Obviously, I'm not anti-drugs by any means.  I used them briefly when Jenelle was going through the worst of her seizures, and it helped keep me focused.  I remember clearly the day my doctors put me on the anti-depressants with my cancer diagnosis.  It was three and a half years ago, February 2009, and I was quickly spinning into a deep depression.  I was in the hospital in Santa Monica because I had no immune system (0 neutrophils) after my second round of chemo.  I felt completely fine and wanted desperately out of the place.  I was so desperate, there was a morning where I sat on my hospital bed, bags packed, in street clothes ready for the onslaught of doctors with their entourage of medical student that would eventually arrive at my door to tell me my numbers.  I was determined to discharge myself against doctors orders if the numbers hadn't improved, and take a bus home if I had to. 

Upon entering the room, the doctor told me that his students had to literally push him through my my door.  The entire team knew that they were about to deliver news I did want to hear.  That I still had 0 neutrophils, and that I wasn't going anywhere.  I remember that feeling of disappointment; I cried hysterically and wanted desperately for there to be some way that I could go home to Brett and the kids.  So I could sleep in my own bed, and feel normal and comfortable once more.  After the bad news was delivered, they left me alone with a blond nurse (whose name I cannot remember) who stayed by my side all day, stoked my hair, helped me unpack and just let me sob.  I was literally on suicide watch, with doctors, nurses and staff checking in on me every hour.  I didn't realize it at the time, but the cancer and the chemo had sent me spiraling very quickly into depression.  The next day, an anti-depressant was added to my daily drug regime and when I was finally released 4 days later (14 days total), I realized that the pills were just as important as the chemo in helping me survive the cancer. 

This summer, I knew I was ready to wean off the drugs.  I'm always happy and optimistic, so I knew that wasn't drug induced; however this summer I realized I hadn't been showing or really feeling any emotions.  And I'm talking the good emotions like laughing so hard that you cry, or getting a lump in your throat with pride for something your child has done.  Having had experience with weaning Jenelle on and off medications, I had a good idea what to expect when I started the wean.  For my close family, friends and co-workers; you know the last few weeks have been quite an emotional journey!  I knew it was my brain, and hormones sometimes over-reacting to tiny situations that on the happy pills wouldn't normally bother me.  I was fully aware that my brain chemistry levels were slowly getting back to normal. 

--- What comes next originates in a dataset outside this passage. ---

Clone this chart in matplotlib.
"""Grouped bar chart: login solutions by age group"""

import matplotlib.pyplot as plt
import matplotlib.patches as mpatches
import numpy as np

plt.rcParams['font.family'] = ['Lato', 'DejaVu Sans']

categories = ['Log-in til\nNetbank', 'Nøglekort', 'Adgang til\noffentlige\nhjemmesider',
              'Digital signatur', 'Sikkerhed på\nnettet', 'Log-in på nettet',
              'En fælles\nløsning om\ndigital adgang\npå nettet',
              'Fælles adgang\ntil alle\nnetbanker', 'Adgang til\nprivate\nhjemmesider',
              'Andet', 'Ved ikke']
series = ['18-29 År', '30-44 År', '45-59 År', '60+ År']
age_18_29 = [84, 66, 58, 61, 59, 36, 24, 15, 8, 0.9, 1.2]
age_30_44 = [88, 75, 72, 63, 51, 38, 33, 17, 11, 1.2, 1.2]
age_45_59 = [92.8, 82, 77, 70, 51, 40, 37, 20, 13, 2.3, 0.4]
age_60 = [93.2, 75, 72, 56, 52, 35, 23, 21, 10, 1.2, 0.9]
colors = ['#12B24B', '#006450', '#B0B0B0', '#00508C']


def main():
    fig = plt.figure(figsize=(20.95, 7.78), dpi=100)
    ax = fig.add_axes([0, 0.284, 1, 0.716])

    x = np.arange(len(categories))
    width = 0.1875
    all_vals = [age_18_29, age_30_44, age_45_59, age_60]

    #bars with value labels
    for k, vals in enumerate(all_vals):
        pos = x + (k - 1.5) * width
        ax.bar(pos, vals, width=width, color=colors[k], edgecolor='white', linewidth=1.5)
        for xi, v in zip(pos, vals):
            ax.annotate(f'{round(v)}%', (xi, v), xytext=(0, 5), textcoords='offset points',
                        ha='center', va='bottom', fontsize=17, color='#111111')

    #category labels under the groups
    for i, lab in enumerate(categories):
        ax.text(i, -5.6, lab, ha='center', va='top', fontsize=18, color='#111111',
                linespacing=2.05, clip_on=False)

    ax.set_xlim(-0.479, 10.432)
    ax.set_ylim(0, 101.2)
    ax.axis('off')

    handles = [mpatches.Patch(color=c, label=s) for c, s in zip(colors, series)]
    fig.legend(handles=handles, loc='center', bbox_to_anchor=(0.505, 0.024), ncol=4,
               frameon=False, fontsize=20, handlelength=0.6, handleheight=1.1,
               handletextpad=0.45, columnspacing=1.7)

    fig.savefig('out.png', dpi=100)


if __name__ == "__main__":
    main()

About three weeks ago, I would categorize my emotions as "bat shit crazy!"  I had road rage, and snapped at every little scenario that sounded the slightest bit confrontational, and I was just a raging hormonal mess.  It was quite a journey.   But I survived, and today marks one month that I am completely anti-depressant free - it feels fantastic!  I have real emotions again, even moments when I have a good cry!  I'm still happy, optimistic, sarcastic and finding humor in everyday life.  Only one more year until I'm officially cured... and I'm really starting to believe that will soon be a reality!


A few weeks before Jenelle's 10th birthday, Jack asked me if I ever imagined that she would be 10 years old.  In all honesty... yes.  I imagined a 10 year old Jenelle.  And I can imagine a 16 year old Jenelle, and a 20 year old Jenelle.  Doctors tend to tell you the worst to prepare you for the fight ahead when really no one knows the end result for sure.

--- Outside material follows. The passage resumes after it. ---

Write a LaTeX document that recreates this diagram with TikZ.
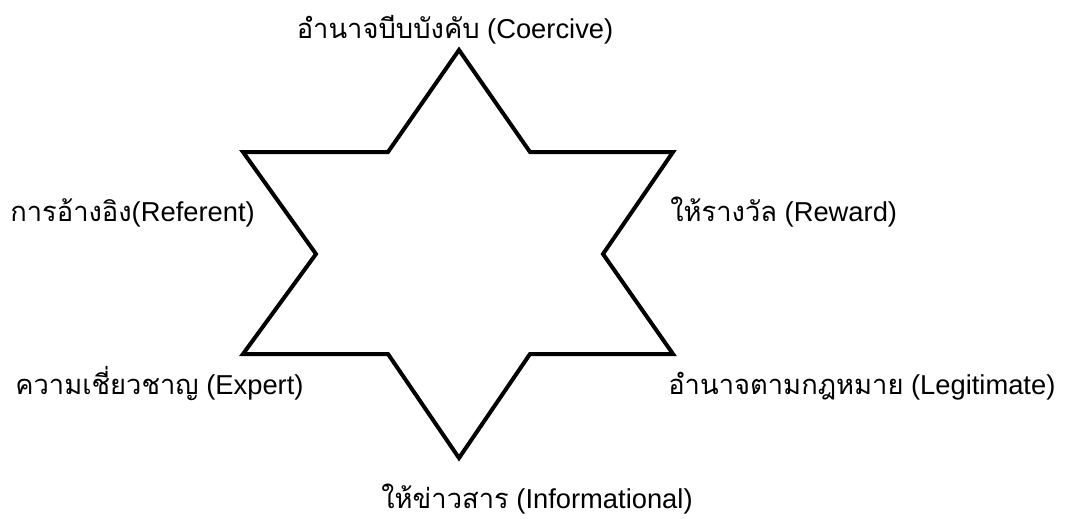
\documentclass[tikz,border=0pt]{standalone}
\usepackage{fontspec}
\setmainfont{Liberation Sans}
\newfontfamily\thaifont[Script=Thai]{Loma}
\begin{document}
\begin{tikzpicture}[x=0.75pt, y=-0.75pt, every node/.style={font=\fontsize{20.5}{24}\selectfont, inner sep=0pt}]
  \useasboundingbox (0,0) rectangle (1067,518);
  % star outline
  \draw[line width=3pt, line join=miter] (459,50) -- (530,152) -- (673,152) -- (603,254) -- (673,354) -- (530,354)
    -- (459,458) -- (388,354) -- (243,354) -- (316,254) -- (243,152) -- (388,152) -- cycle;
  % labels
  \node[anchor=base] (coercive) at (455,38) {{\thaifont อำนาจบีบบังคับ} (Coercive)};
  \node[anchor=base west] (referent) at (10,221) {{\thaifont การอ้างอิง}(Referent)};
  \node[anchor=base west] (reward) at (670,221) {{\thaifont ให้รางวัล} (Reward)};
  \node[anchor=base west] (expert) at (15,394) {{\thaifont ความเชี่ยวชาญ} (Expert)};
  \node[anchor=base west] (legit) at (668,394) {{\thaifont อำนาจตามกฎหมาย} (Legitimate)};
  \node[anchor=base] (inform) at (537,508) {{\thaifont ให้ข่าวสาร} (Informational)};
\end{tikzpicture}
\end{document}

Jenelle's life with us has been an amazing gift that has changed our lives in so many ways.  We see the positive in every situation, we are compassionate, and we realize the miracle we have been so blessed to share with the world.

15 years ago today, Brett asked me to marry him.  On that day, neither of us imagined the challenges that would be thrown our way - but we have survived together.  What a wild ride it's been!